Reproduce all of the data below without alteration; exclude every picture.
★ ★ ★ ★
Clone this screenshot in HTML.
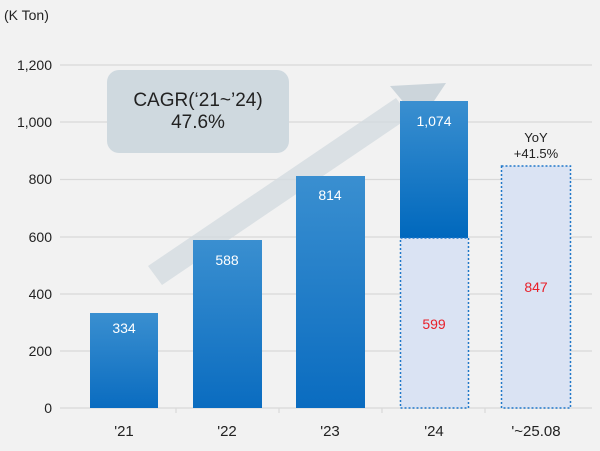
<!DOCTYPE html>
<html><head><style>body{margin:0;background:#f2f2f2}svg{display:block}</style></head>
<body>
<svg width="600" height="451" viewBox="0 0 600 451" xmlns="http://www.w3.org/2000/svg" font-family="Liberation Sans, sans-serif">
<defs>
<linearGradient id="g" x1="0" y1="0" x2="0" y2="1"><stop offset="0" stop-color="#3a8fd0"/><stop offset="1" stop-color="#0a6cc0"/></linearGradient>
<linearGradient id="g2" x1="0" y1="0" x2="0" y2="1"><stop offset="0" stop-color="#3a8fd0"/><stop offset="1" stop-color="#0068bd"/></linearGradient>
</defs>
<rect width="600" height="451" fill="#f2f2f2"/>
<g stroke="#d9d9d9" stroke-width="1.2">
<line x1="60" x2="592" y1="65" y2="65"/><line x1="60" x2="592" y1="122" y2="122"/>
<line x1="60" x2="592" y1="179.5" y2="179.5"/><line x1="60" x2="592" y1="237" y2="237"/>
<line x1="60" x2="592" y1="294" y2="294"/><line x1="60" x2="592" y1="351" y2="351"/>
<line x1="60" x2="592" y1="408" y2="408"/>
<line x1="176" x2="176" y1="408" y2="413"/><line x1="279" x2="279" y1="408" y2="413"/><line x1="382" x2="382" y1="408" y2="413"/><line x1="485" x2="485" y1="408" y2="413"/>
</g>
<g font-size="14" fill="#222" text-anchor="end">
<text x="52" y="70">1,200</text><text x="52" y="127">1,000</text><text x="52" y="184">800</text>
<text x="52" y="242">600</text><text x="52" y="299">400</text><text x="52" y="356">200</text><text x="52" y="413">0</text>
</g>
<text x="4" y="20" font-size="14" fill="#222">(K Ton)</text>
<polygon points="148,266 396,98 410,117 162,285" fill="#d3dbe0" opacity="0.8"/>
<polygon points="390,86 446,83 420,122" fill="#ccd5db"/>
<rect x="107" y="70" width="182" height="83" rx="12" fill="#cfd9df"/>
<text x="198" y="106" font-size="19" fill="#222" text-anchor="middle">CAGR(‘21~’24)</text>
<text x="198" y="128" font-size="19" fill="#222" text-anchor="middle">47.6%</text>
<rect x="90" y="313" width="68" height="95" fill="url(#g)"/>
<rect x="193" y="240" width="69" height="168" fill="url(#g)"/>
<rect x="296" y="176" width="69" height="232" fill="url(#g)"/>
<rect x="400" y="101" width="68" height="137" fill="url(#g2)"/>
<rect x="400.5" y="238" width="68" height="170" fill="#dae3f3" stroke="#1f77c9" stroke-width="1.5" stroke-dasharray="2,2"/>
<rect x="501.5" y="166" width="69" height="242" fill="#dae3f3" stroke="#1f77c9" stroke-width="1.5" stroke-dasharray="2,2"/>
<g font-size="14" fill="#fff" text-anchor="middle">
<text x="124" y="333">334</text><text x="227" y="265">588</text><text x="330" y="200">814</text><text x="434" y="126">1,074</text>
</g>
<g font-size="14" fill="#e8202a" text-anchor="middle"><text x="434" y="329">599</text><text x="536" y="292">847</text></g>
<g font-size="13" fill="#222" text-anchor="middle"><text x="536" y="142">YoY</text><text x="536" y="158">+41.5%</text></g>
<g font-size="15" fill="#222" text-anchor="middle">
<text x="124" y="436">'21</text><text x="227" y="436">'22</text><text x="330" y="436">'23</text><text x="434" y="436">'24</text><text x="536" y="436">'~25.08</text>
</g>
</svg>
</body></html>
★ ★ ★ ★
--- Answer to this problem ---
Clone this screenshot in HTML.
<!DOCTYPE html>
<html><head><style>body{margin:0;background:#f2f2f2}svg{display:block}</style></head>
<body>
<svg width="600" height="451" viewBox="0 0 600 451" xmlns="http://www.w3.org/2000/svg" font-family="Liberation Sans, sans-serif">
<defs>
<linearGradient id="g" x1="0" y1="0" x2="0" y2="1"><stop offset="0" stop-color="#3a8fd0"/><stop offset="1" stop-color="#0a6cc0"/></linearGradient>
<linearGradient id="g2" x1="0" y1="0" x2="0" y2="1"><stop offset="0" stop-color="#3a8fd0"/><stop offset="1" stop-color="#0068bd"/></linearGradient>
</defs>
<rect width="600" height="451" fill="#f2f2f2"/>
<g stroke="#d9d9d9" stroke-width="1.2">
<line x1="60" x2="592" y1="65" y2="65"/><line x1="60" x2="592" y1="122" y2="122"/>
<line x1="60" x2="592" y1="179.5" y2="179.5"/><line x1="60" x2="592" y1="237" y2="237"/>
<line x1="60" x2="592" y1="294" y2="294"/><line x1="60" x2="592" y1="351" y2="351"/>
<line x1="60" x2="592" y1="408" y2="408"/>
<line x1="176" x2="176" y1="408" y2="413"/><line x1="279" x2="279" y1="408" y2="413"/><line x1="382" x2="382" y1="408" y2="413"/><line x1="485" x2="485" y1="408" y2="413"/>
</g>
<g font-size="14" fill="#222" text-anchor="end">
<text x="52" y="70">1,200</text><text x="52" y="127">1,000</text><text x="52" y="184">800</text>
<text x="52" y="242">600</text><text x="52" y="299">400</text><text x="52" y="356">200</text><text x="52" y="413">0</text>
</g>
<text x="4" y="20" font-size="14" fill="#222">(K Ton)</text>
<polygon points="148,266 396,98 410,117 162,285" fill="#d3dbe0" opacity="0.8"/>
<polygon points="390,86 446,83 420,122" fill="#ccd5db"/>
<rect x="107" y="70" width="182" height="83" rx="12" fill="#cfd9df"/>
<text x="198" y="106" font-size="19" fill="#222" text-anchor="middle">CAGR(‘21~’24)</text>
<text x="198" y="128" font-size="19" fill="#222" text-anchor="middle">47.6%</text>
<rect x="90" y="313" width="68" height="95" fill="url(#g)"/>
<rect x="193" y="240" width="69" height="168" fill="url(#g)"/>
<rect x="296" y="176" width="69" height="232" fill="url(#g)"/>
<rect x="400" y="101" width="68" height="137" fill="url(#g2)"/>
<rect x="400.5" y="238" width="68" height="170" fill="#dae3f3" stroke="#1f77c9" stroke-width="1.5" stroke-dasharray="2,2"/>
<rect x="501.5" y="166" width="69" height="242" fill="#dae3f3" stroke="#1f77c9" stroke-width="1.5" stroke-dasharray="2,2"/>
<g font-size="14" fill="#fff" text-anchor="middle">
<text x="124" y="333">334</text><text x="227" y="265">588</text><text x="330" y="200">814</text><text x="434" y="126">1,074</text>
</g>
<g font-size="14" fill="#e8202a" text-anchor="middle"><text x="434" y="329">599</text><text x="536" y="292">847</text></g>
<g font-size="13" fill="#222" text-anchor="middle"><text x="536" y="142">YoY</text><text x="536" y="158">+41.5%</text></g>
<g font-size="15" fill="#222" text-anchor="middle">
<text x="124" y="436">'21</text><text x="227" y="436">'22</text><text x="330" y="436">'23</text><text x="434" y="436">'24</text><text x="536" y="436">'~25.08</text>
</g>
</svg>
</body></html>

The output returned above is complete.